English 5522 - Literary Theory and Criticism
Is the Object Different for Each New Poet?
It is both ironic and appropriate that Harold Bloom, with all of his talk about misrepresentation, should misrepresent a quote from Emerson in his closing remarks. Bloom asserts that every poem written is influenced by a precursor poet. Therefore, the poet must search deep within himself into the great reservoir of knowledge-which accumulates over a poet's numerous years of study-in order to find similarities between a past genius of influence and his own. Once this is done, credit can be given-albeit minor credit from the unaccomplished subsequent poet-and he can better understand his own tendencies as a writer. Emerson's quote, on the contrary, deals with the subsequent poet having an original thought, or a thought that is disconnected from any outside influence. This inkling is thought by the young poet to be insubstantial and foolish, so he puts it to rest. After a time, he reads something written by a genius of the past, and realizes that this genius had the same foolish thought. So Bloom misrepresents Emerson by misapplying his quote in "Self-Reliance."
I would think that most artists who are truly honest with themselves will heartily agree that they are influenced by past artists. Only the most diluted of fellows will believe otherwise. It follows that such a truth, when admitted, might act as a thorn in the poet's side. This is especially true when the poet desires to be an original thinker. Therefore, Bloom's doctrine of the "anxiety of influence" seems to be viable. I cannot, however, agree with the view that if this anxiety is not mastered then the poet becomes merely a latecomer. Doesn't Bloom's example of Oscar Wilde prove this point? Wilde had much difficulty with this anxiety, yet he is considered a great poet/playwright.
I am most interested in Bloom's comments on the decline and imminent demise of poetry. Can this be so? And does this theory carry over into the land of prose? For the purpose of my final paper, I will assume that it does.
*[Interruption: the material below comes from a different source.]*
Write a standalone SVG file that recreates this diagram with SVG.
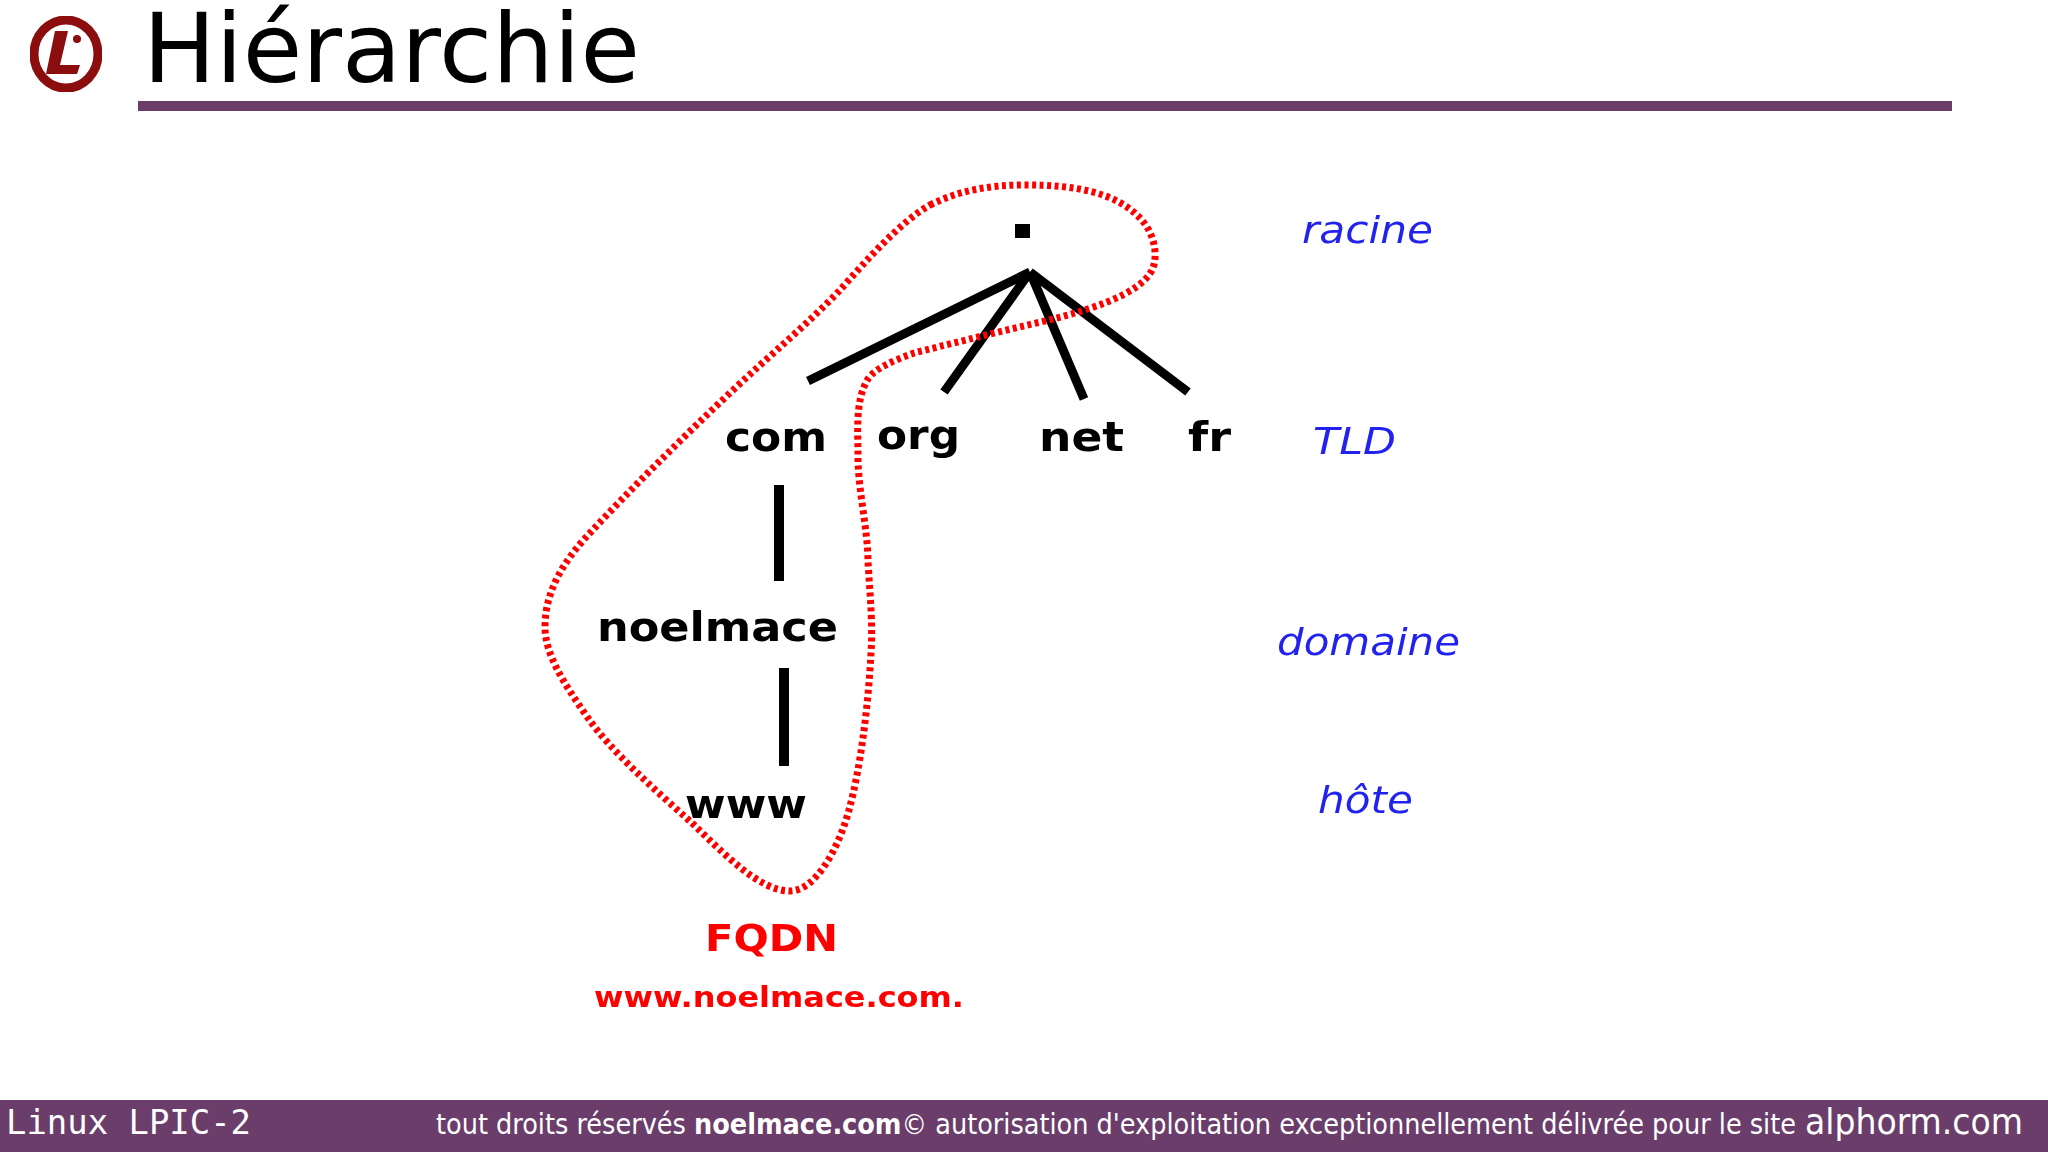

My inquiry deals with the function of literature for each critical type. If Bloom's poet "quest's for an impossible object" (that object being the "otherness" of his precursor's work), then literature's function is to record it (1800). As a side-noted, that object is different for every poet. Bloom seems to speak the contrary. Bloom gives six methods by which the serious poet deviates from the poetry of his predecessor, whereby coming closer to originality. All the while, the new poet misrepresents the old poet. But isn't this act of misrepresentation the quest for each poet's object (that object being "truth" or "originality" or "Sartre's essence")? And isn't the result of this deviation the creation of a new object? If so, in what sense does Bloom label the poet's object "impossible" to achieve?
I think that to misrepresent the poets of the past is natural. To me, this means that I have not perceived HIS object in its fullness. But this doesn't mean that Milton's object was never obtained by Milton? Why does the object necessarily have to be the same for all poets for all time?